= Clinton F. Larson =

American writer

Clinton Foster Larson (1919–1994) was an American poet and playwright and the founding editor of BYU Studies.

Larson was born in American Fork, Utah to Clinton Larson and his wife, the former Lillian Foster. Larson started college at the University of Utah at age 16 with plans to study medicine. However, he had an English class with Brewster Ghiselin who convinced him to that he had potential as a writer. He served as an LDS missionary in England and then in New England from 1939–41. In 1942 he married Naomi Barlow in the Salt Lake Temple. Around this time he entered the Army Air Corps in which he served during the duration of World War II. He completed his bachelor's degree at the University of Utah and later earned a master's degree from the same institution in 1948. He received a Ph.D. in English from the University of Denver.

Larson was professor at Brigham Young University. In the early 1970s he was made BYU's first poet-in-residence.

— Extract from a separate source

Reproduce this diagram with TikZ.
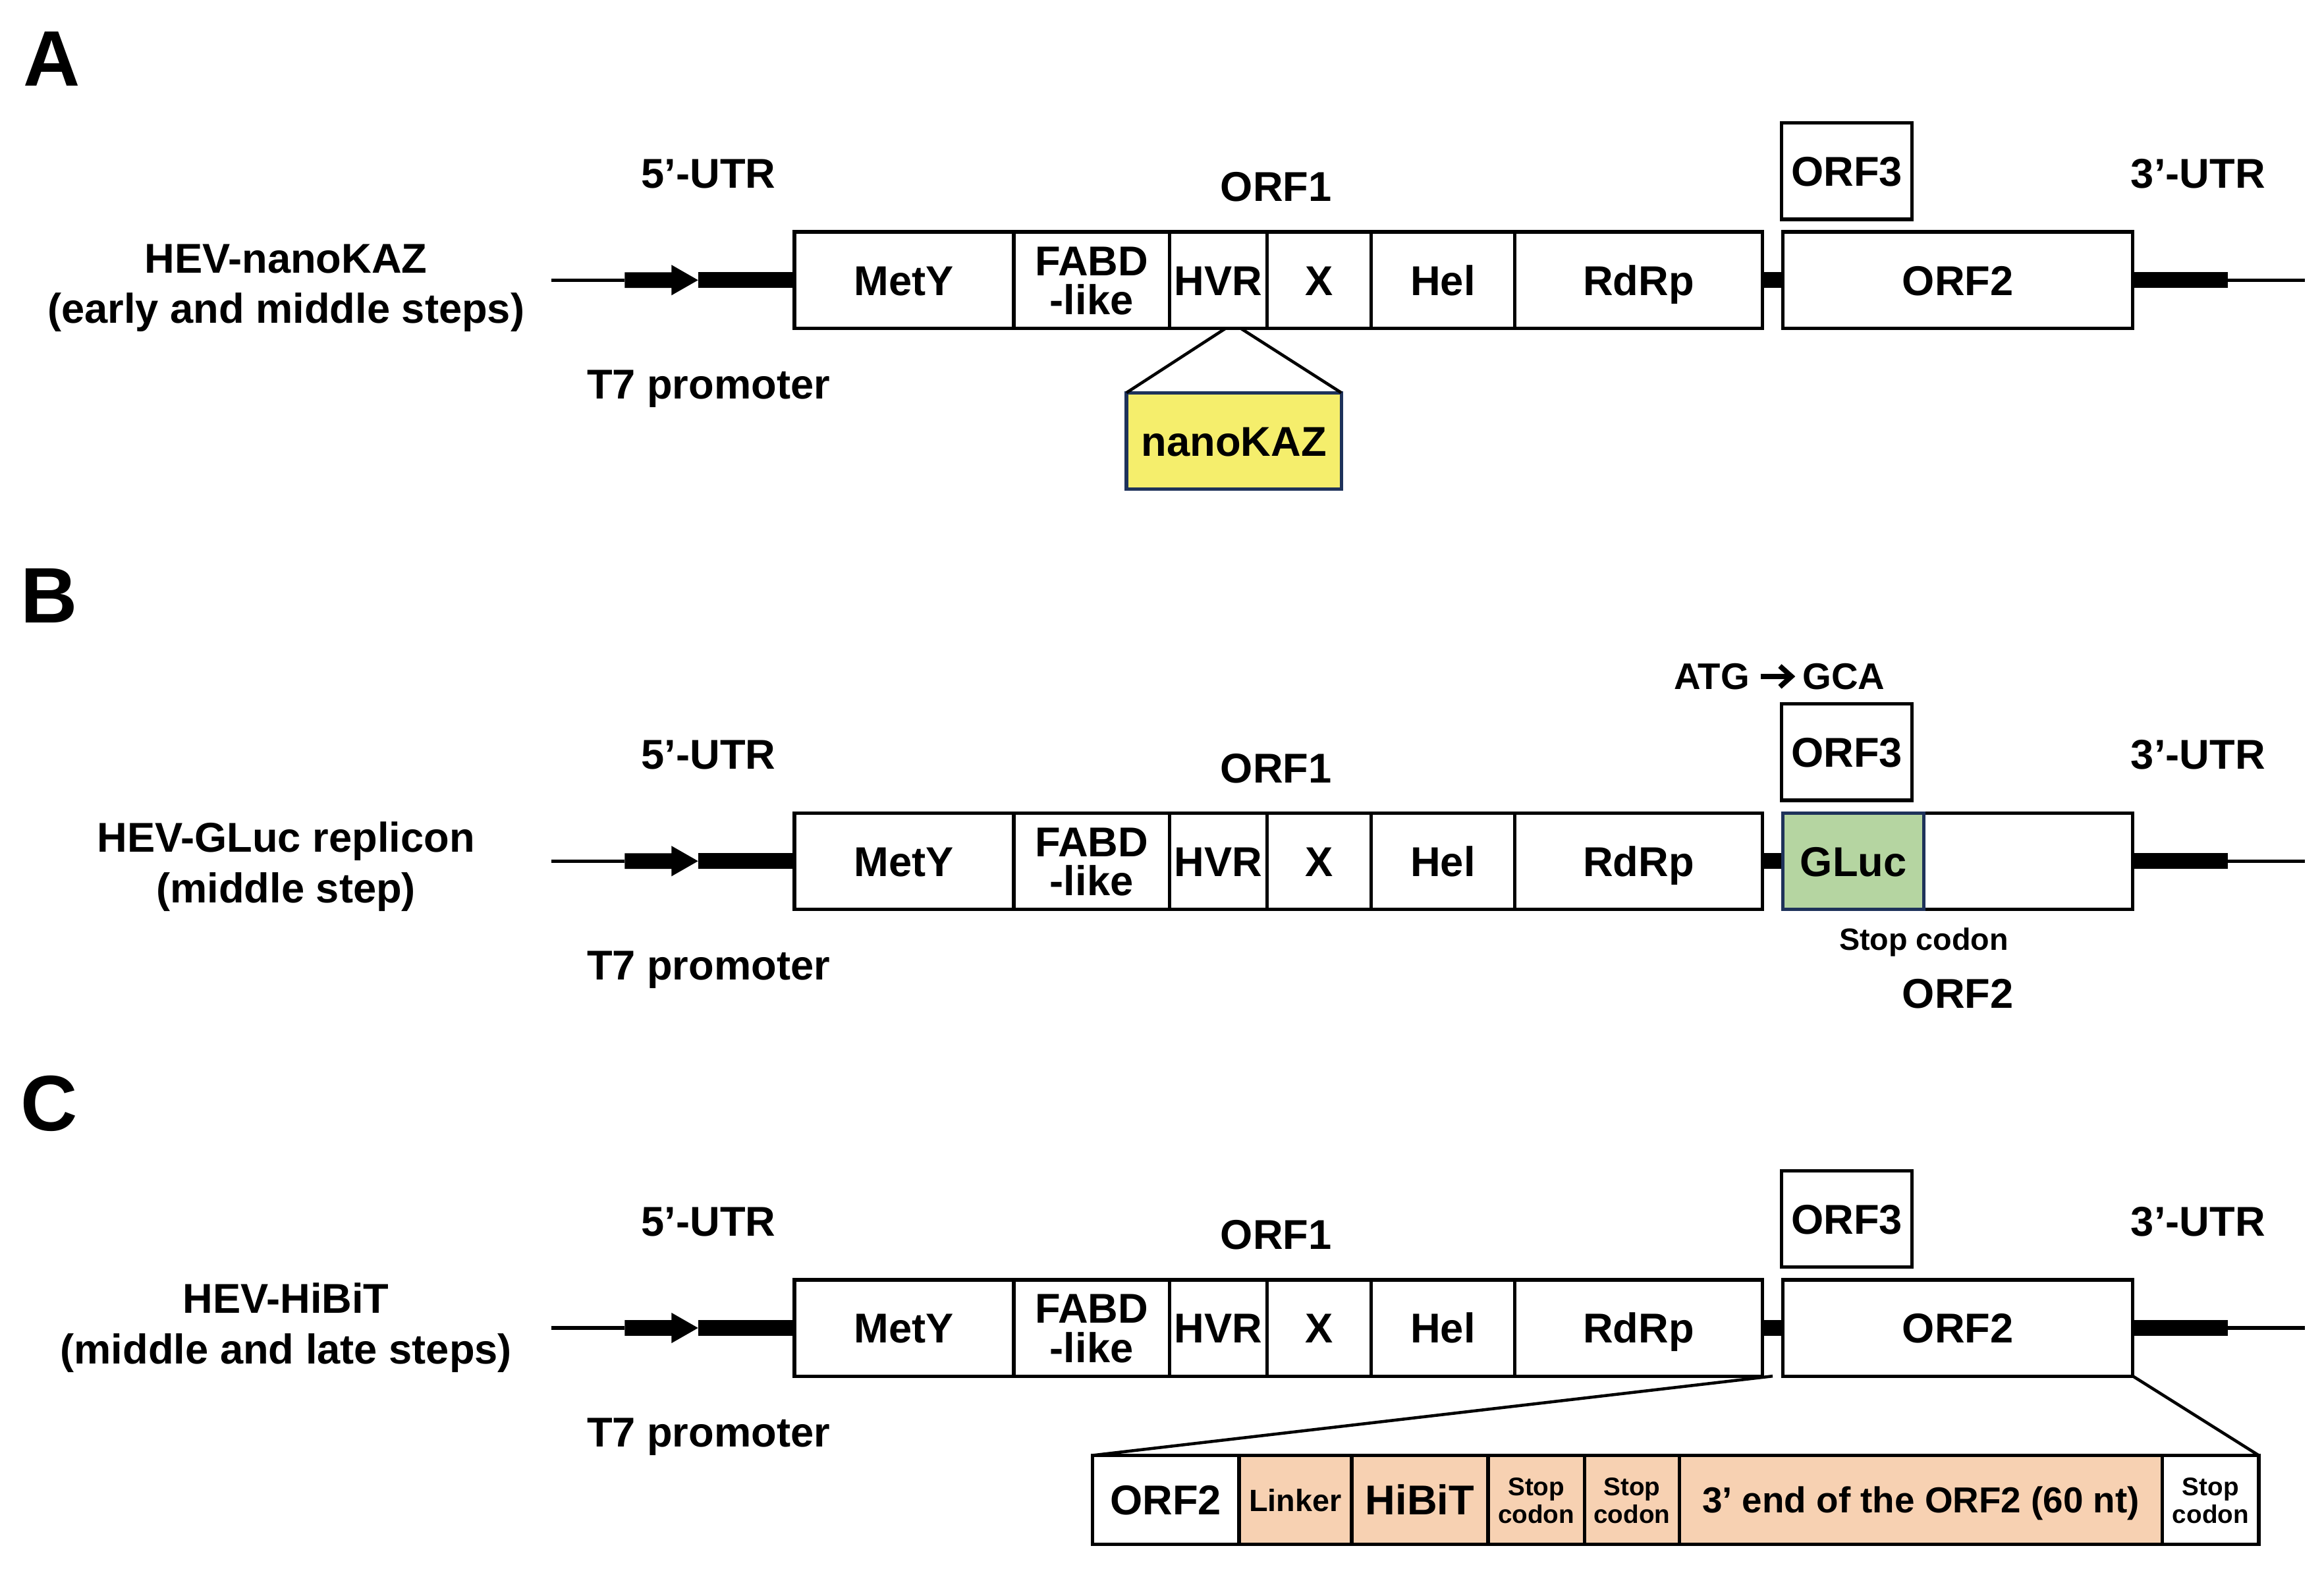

Possibly Larson's most widely read work was his 16-volume text of the Illustrated Stories of the Book of Mormon published by Promised Land Publications.

==Works==
- Coriantumer and Moroni (1962)
- The Mantle of the Prophet and Other Plays (1966)
- The Lord of Experience (1967)
- The Prophet (1971)
- Counterpoint (1973)
- Romaunt of the Rose: A Tapestry of Poems (1982)
- The Civil War Poems (1988)
- Homestead in Idaho (1989)

==Sources==
- BYU Exhibit entry on Larson
- Neal E. Lambert. "Clinton F. Larson: I Miss His Booming Laugh" in BYU Studies Vol. 49 (2010) no. 2, p. 178-183.
- Mormon Literature Database entry for Larson
- Deseret News July 12, 1994 Obituary for Larson
- Lael Woodbury, “Director’s Foreword to ‘The Mantle of the Prophet,’” BYU Studies Quarterly 2, no. 2 (April 1, 1960).